▸ **WORK REQUIRED**:
Repeat, exactly and only, the lines from the beginning of the data through the line with "var y = d3.scaleLinear().domain([0, 3000]).range([height, 0]);". Pictures are left out.

▸ **INPUT ROWS**:

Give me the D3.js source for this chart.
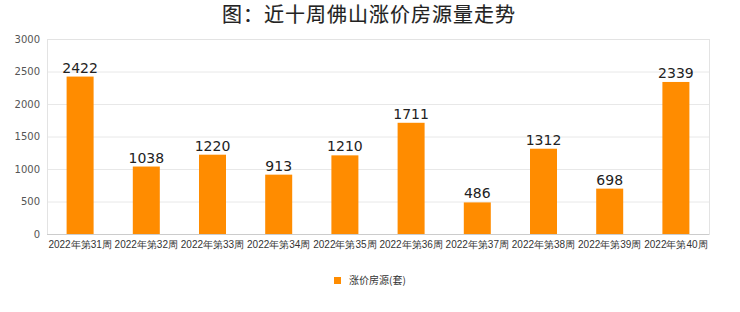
<!DOCTYPE html>
<html>
<head>
<meta charset="utf-8">
<script src="https://cdn.jsdelivr.net/npm/d3@7"></script>
<style>
  body { margin: 0; background: #fff; }
  svg { display: block; font-family: "Noto Sans CJK SC", "DejaVu Sans", sans-serif; }
</style>
</head>
<body>
<svg id="chart" width="740" height="312"></svg>
<script>
var weeks = ["2022年第31周", "2022年第32周", "2022年第33周", "2022年第34周", "2022年第35周",
  "2022年第36周", "2022年第37周", "2022年第38周", "2022年第39周", "2022年第40周"];
var counts = [2422, 1038, 1220, 913, 1210, 1711, 486, 1312, 698, 2339];
var yTicks = [0, 500, 1000, 1500, 2000, 2500, 3000];
var seriesName = "涨价房源(套)";
var title = "图：近十周佛山涨价房源量走势";

var svg = d3.select("#chart");
var margin = { top: 39, right: 31, bottom: 78, left: 47 };
var width = 740 - margin.left - margin.right;
var height = 312 - margin.top - margin.bottom;

svg.append("text")
  .attr("x", 369)
  .attr("y", 22)
  .attr("text-anchor", "middle")
  .attr("font-size", 20)
  .attr("fill", "#222")
  .attr("stroke", "#222")
  .attr("stroke-width", 0.15)
  .attr("letter-spacing", 1)
  .text(title);

var g = svg.append("g").attr("transform", `translate(${margin.left},${margin.top})`);

var x = d3.scaleBand().domain(weeks).range([0, width]).paddingInner(0).paddingOuter(0);
var y = d3.scaleLinear().domain([0, 3000]).range([height, 0]);

// grid
g.append("g")
  .selectAll("line")
  .data(yTicks)
  .enter()
  .append("line")
  .attr("x1", 0)
  .attr("x2", width)
  .attr("y1", d => y(d) + 0.5)
  .attr("y2", d => y(d) + 0.5)
  .attr("stroke", "#e8e8e8");

// frame
g.append("rect")
  .attr("x", 0.5)
  .attr("y", 0.5)
  .attr("width", width)
  .attr("height", height)
  .attr("fill", "none")
  .attr("stroke", "#e3e3e3");

var yAxis = g.append("g")
  .call(d3.axisLeft(y).tickValues(yTicks).tickFormat(d3.format("d")).tickSize(0).tickPadding(7));
yAxis.select(".domain").remove();
yAxis.selectAll("text")
  .attr("font-size", 10)
  .attr("fill", "#555")
  .attr("font-family", "DejaVu Sans, sans-serif");

var bw = 27;
g.append("g")
  .selectAll("rect")
  .data(counts)
  .enter()
  .append("rect")
  .attr("x", (d, i) => x(weeks[i]) + x.bandwidth() / 2 - bw / 2)
  .attr("width", bw)
  .attr("y", d => y(d))
  .attr("height", d => height - y(d))
  .attr("fill", "#FF8C00");

g.append("g")
  .selectAll("text")
  .data(counts)
  .enter()
  .append("text")
  .attr("x", (d, i) => x(weeks[i]) + x.bandwidth() / 2)
  .attr("y", d => y(d) - 4)
  .attr("text-anchor", "middle")
  .attr("font-size", 14)
  .attr("fill", "#222")
  .attr("font-family", "DejaVu Sans, sans-serif")
  .text(d => d);

// bottom axis line
g.append("line")
  .attr("x1", 0)
  .attr("x2", width)
  .attr("y1", height + 0.5)
  .attr("y2", height + 0.5)
  .attr("stroke", "#ccc");

var xAxis = g.append("g")
  .attr("transform", `translate(0,${height})`)
  .call(d3.axisBottom(x).tickSize(0).tickPadding(7));
xAxis.select(".domain").remove();
xAxis.selectAll("text")
  .attr("font-size", 10)
  .attr("fill", "#333");

// legend
var legend = svg.append("g").attr("transform", "translate(334,277)");
legend.append("rect")
  .attr("x", 0)
  .attr("y", 0)
  .attr("width", 7)
  .attr("height", 7)
  .attr("fill", "#FF8C00");
legend.append("text")
  .attr("x", 15)
  .attr("y", 7)
  .attr("font-size", 10)
  .attr("fill", "#333")
  .text(seriesName);
</script>
</body>
</html>
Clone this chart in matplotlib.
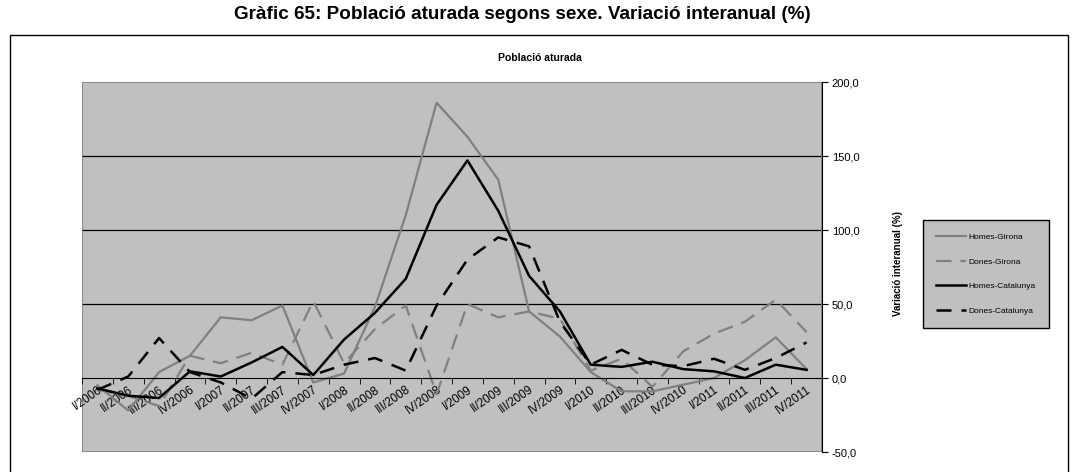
import numpy as np
import matplotlib
matplotlib.use("Agg")
import matplotlib.pyplot as plt
from matplotlib.patches import Rectangle
from matplotlib.ticker import FuncFormatter

plt.rcParams['font.family'] = ['Liberation Sans', 'DejaVu Sans']

# quarters
quarters = []
for yr in range(2006, 2012):
    for q in ['I', 'II', 'III', 'IV']:
        quarters.append(q + '/' + str(yr))

homes_girona = [-5, -22, 4, 15, 41, 39, 49, -3, 3, 48, 110, 186,
                163, 134, 45, 28, 4, -9, -9, -4.5, 0, 12, 27.5, 6]
dones_girona = [-8, -12, -19, 15, 10, 17, 9, 52, 10, 33, 49, -11,
                50, 41, 45, 40, 5, 13, -6, 18, 30, 38, 53, 31]
homes_cat = [-7, -12, -13.5, 4.5, 1, 10.5, 21, 2, 26, 44, 67, 117,
             147, 113, 69, 45, 9, 7.5, 11, 6, 4.5, 0, 9, 5.5]
dones_cat = [-8, 1, 27, 4, -3, -14, 4, 2, 9, 13.5, 5, 49,
             80, 95, 89, 38, 9, 19, 9, 8, 13, 5.5, 13.5, 24]

W, H = 1078, 472
fig = plt.figure(figsize=(W / 100, H / 100), dpi=100)

def fx(px):
    return px / W

def fy(py):
    return 1 - py / H

# outer frame + titles
fig.patches.append(Rectangle((fx(10), -0.02), fx(1068) - fx(10), fy(35) + 0.02,
                             transform=fig.transFigure, fill=False,
                             edgecolor='black', linewidth=1.0))
fig.text(fx(522), fy(19), 'Gràfic 65: Població aturada segons sexe. Variació interanual (%)',
         ha='center', va='baseline', fontsize=13.6, fontweight='bold')
fig.text(fx(540), fy(58), 'Població aturada', ha='center', va='center',
         fontsize=7.5, fontweight='bold')

ax = fig.add_axes([fx(82), fy(452), fx(822) - fx(82), (452 - 82) / H])
ax.set_facecolor('#C0C0C0')

x = np.arange(len(quarters))
ax.plot(x, homes_girona, color='#808080', lw=1.6, label='Homes-Girona')
ax.plot(x, dones_girona, color='#808080', lw=1.6, dashes=(7, 4), label='Dones-Girona')
ax.plot(x, homes_cat, color='black', lw=1.8, label='Homes-Catalunya')
ax.plot(x, dones_cat, color='black', lw=1.8, dashes=(6, 4), label='Dones-Catalunya')

for g in [50, 100, 150]:
    ax.axhline(g, color='black', lw=0.9, zorder=0.5)

ax.set_xlim(-0.5, len(quarters) - 0.5)
ax.set_ylim(-50, 200)

for s in ['top', 'left']:
    ax.spines[s].set_visible(False)
ax.spines['bottom'].set_position(('data', 0))
ax.spines['bottom'].set_color('black')
ax.spines['right'].set_color('black')
ax.add_patch(Rectangle((0, 0), 1, 1, transform=ax.transAxes, fill=False,
                       edgecolor='#808080', lw=1.2, zorder=0.6))

ax.set_xticks(x)
ax.set_xticklabels(quarters, rotation=35, ha='right', va='top',
                   rotation_mode='anchor', fontsize=8.5)
ax.set_xticks(np.arange(-0.5, len(quarters), 1), minor=True)
ax.tick_params(axis='x', which='major', length=0, pad=4)
ax.tick_params(axis='x', which='minor', length=4, direction='out', color='black')

ax.yaxis.tick_right()
ax.set_yticks([-50, 0, 50, 100, 150, 200])
ax.yaxis.set_major_formatter(FuncFormatter(lambda v, p: ('%.1f' % v).replace('.', ',')))
ax.tick_params(axis='y', length=4, direction='out', labelsize=8, pad=3)

fig.text(fx(898), fy(263), 'Variació interanual (%)', rotation=90,
         ha='center', va='center', fontsize=7, fontweight='bold')

leg = ax.legend(loc='center', bbox_to_anchor=(fx(986), fy(274)),
                bbox_transform=fig.transFigure, fontsize=6,
                frameon=True, fancybox=False, labelspacing=2.0,
                handlelength=3.6, borderpad=1.6, handletextpad=0.3)
leg.get_frame().set_facecolor('#C0C0C0')
leg.get_frame().set_edgecolor('black')
leg.get_frame().set_linewidth(1.0)
leg.get_frame().set_alpha(1)

fig.savefig('out.png', dpi=100)
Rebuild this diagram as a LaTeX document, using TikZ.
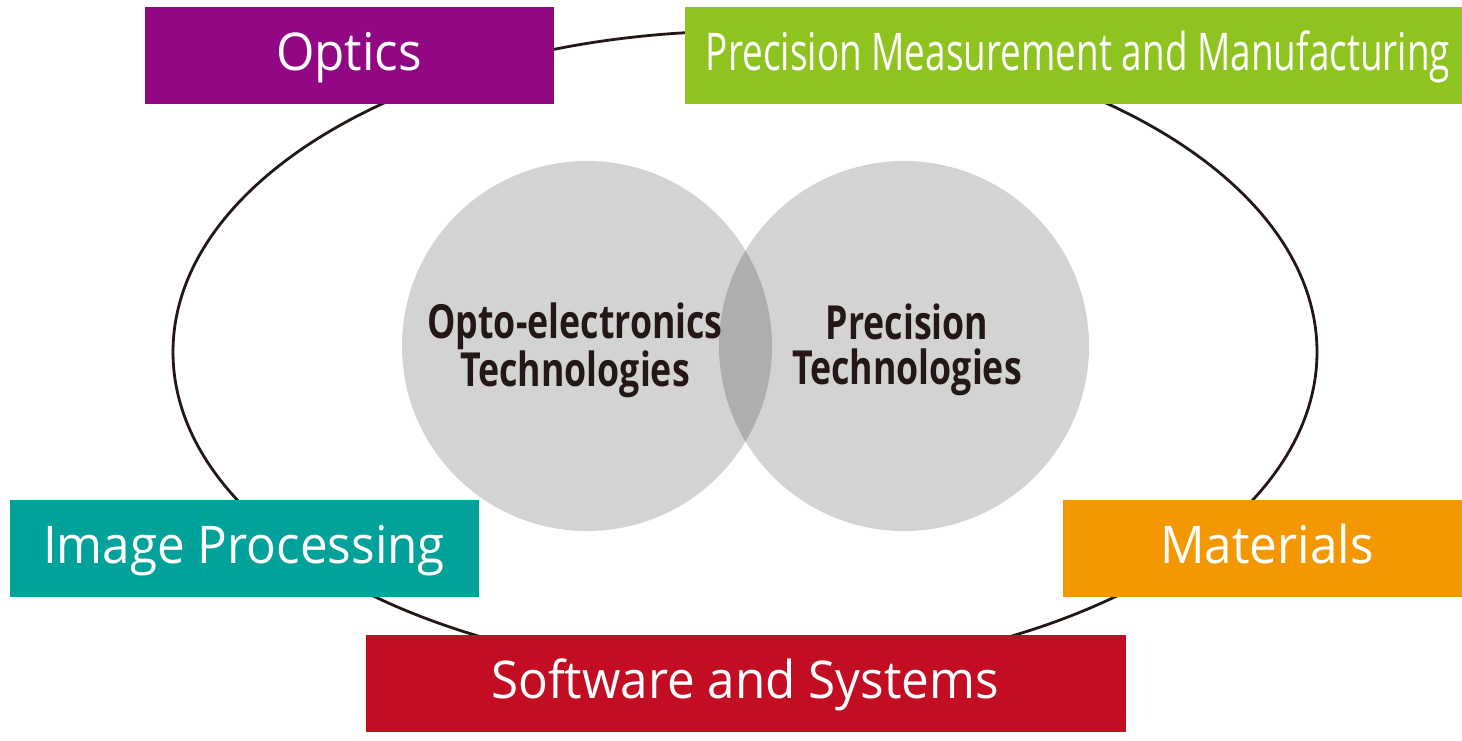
\documentclass[tikz,border=0pt]{standalone}
\usepackage{fontspec}
\setmainfont{Open Sans}
\newfontfamily\boxfont[FakeStretch=0.95]{Open Sans}
\newfontfamily\narrowfont[FakeStretch=0.71]{Open Sans}
\newfontfamily\midfont[FakeStretch=0.76]{Open Sans}[BoldFont={Open Sans Bold}]
\definecolor{cpurple}{HTML}{920783}
\definecolor{cgreen}{HTML}{8FC31F}
\definecolor{cteal}{HTML}{00A29A}
\definecolor{corange}{HTML}{F39800}
\definecolor{cred}{HTML}{C30D23}
\definecolor{cgray}{HTML}{D3D3D3}
\definecolor{cdark}{HTML}{AEAEAF}
\definecolor{ctext}{HTML}{231815}
\tikzset{
  areatext/.style={text=white, font=\boxfont\fontsize{52}{60}\selectfont, anchor=base, inner sep=0pt},
  narrowtext/.style={areatext, font=\narrowfont\fontsize{52}{60}\selectfont},
  midtext/.style={text=ctext, font=\midfont\bfseries\fontsize{47}{45}\selectfont, align=center, inner sep=0pt}
}
\begin{document}
\begin{tikzpicture}[x=1pt,y=-1pt]
\useasboundingbox (0,0) rectangle (1462,740);
% ring
\draw[ctext, line width=2.8pt] (745,352) ellipse [x radius=572, y radius=321];
% circles
\fill[cgray] (587,346) circle [radius=185];
\fill[cgray] (904,346) circle [radius=185];
\begin{scope}
  \clip (587,346) circle [radius=185];
  \fill[cdark] (904,346) circle [radius=185];
\end{scope}
% boxes
\fill[cpurple] (145,7) rectangle (553.5,103.5);
\fill[cgreen] (685,7) rectangle (1462,103.5);
\fill[cteal] (10,500) rectangle (479,597);
\fill[corange] (1063,500) rectangle (1462,597);
\fill[cred] (366,635) rectangle (1126,732);
% labels
\node[areatext] (optics) at (349,70) {Optics};
\node[narrowtext] (pmm) at (1078,70) {Precision Measurement and Manufacturing};
\node[areatext] (imgp) at (244,563) {Image Processing};
\node[areatext] (mat) at (1267,563) {Materials};
\node[areatext] (soft) at (745,698) {Software and Systems};
\node[midtext] (opto) at (575,350) {Opto-electronics\\Technologies};
\node[midtext] (prec) at (907,350) {Precision\\Technologies};
\end{tikzpicture}
\end{document}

▸ **RESPONSE TO THIS TASK**:
Give me the D3.js source for this chart.
<!DOCTYPE html>
<html>
<head>
<meta charset="utf-8">
<script src="https://cdn.jsdelivr.net/npm/d3@7"></script>
<style>
  body { margin: 0; background: #fff; }
  svg { display: block; font-family: "Noto Sans CJK SC", "DejaVu Sans", sans-serif; }
</style>
</head>
<body>
<svg id="chart" width="740" height="312"></svg>
<script>
var weeks = ["2022年第31周", "2022年第32周", "2022年第33周", "2022年第34周", "2022年第35周",
  "2022年第36周", "2022年第37周", "2022年第38周", "2022年第39周", "2022年第40周"];
var counts = [2422, 1038, 1220, 913, 1210, 1711, 486, 1312, 698, 2339];
var yTicks = [0, 500, 1000, 1500, 2000, 2500, 3000];
var seriesName = "涨价房源(套)";
var title = "图：近十周佛山涨价房源量走势";

var svg = d3.select("#chart");
var margin = { top: 39, right: 31, bottom: 78, left: 47 };
var width = 740 - margin.left - margin.right;
var height = 312 - margin.top - margin.bottom;

svg.append("text")
  .attr("x", 369)
  .attr("y", 22)
  .attr("text-anchor", "middle")
  .attr("font-size", 20)
  .attr("fill", "#222")
  .attr("stroke", "#222")
  .attr("stroke-width", 0.15)
  .attr("letter-spacing", 1)
  .text(title);

var g = svg.append("g").attr("transform", `translate(${margin.left},${margin.top})`);

var x = d3.scaleBand().domain(weeks).range([0, width]).paddingInner(0).paddingOuter(0);
var y = d3.scaleLinear().domain([0, 3000]).range([height, 0]);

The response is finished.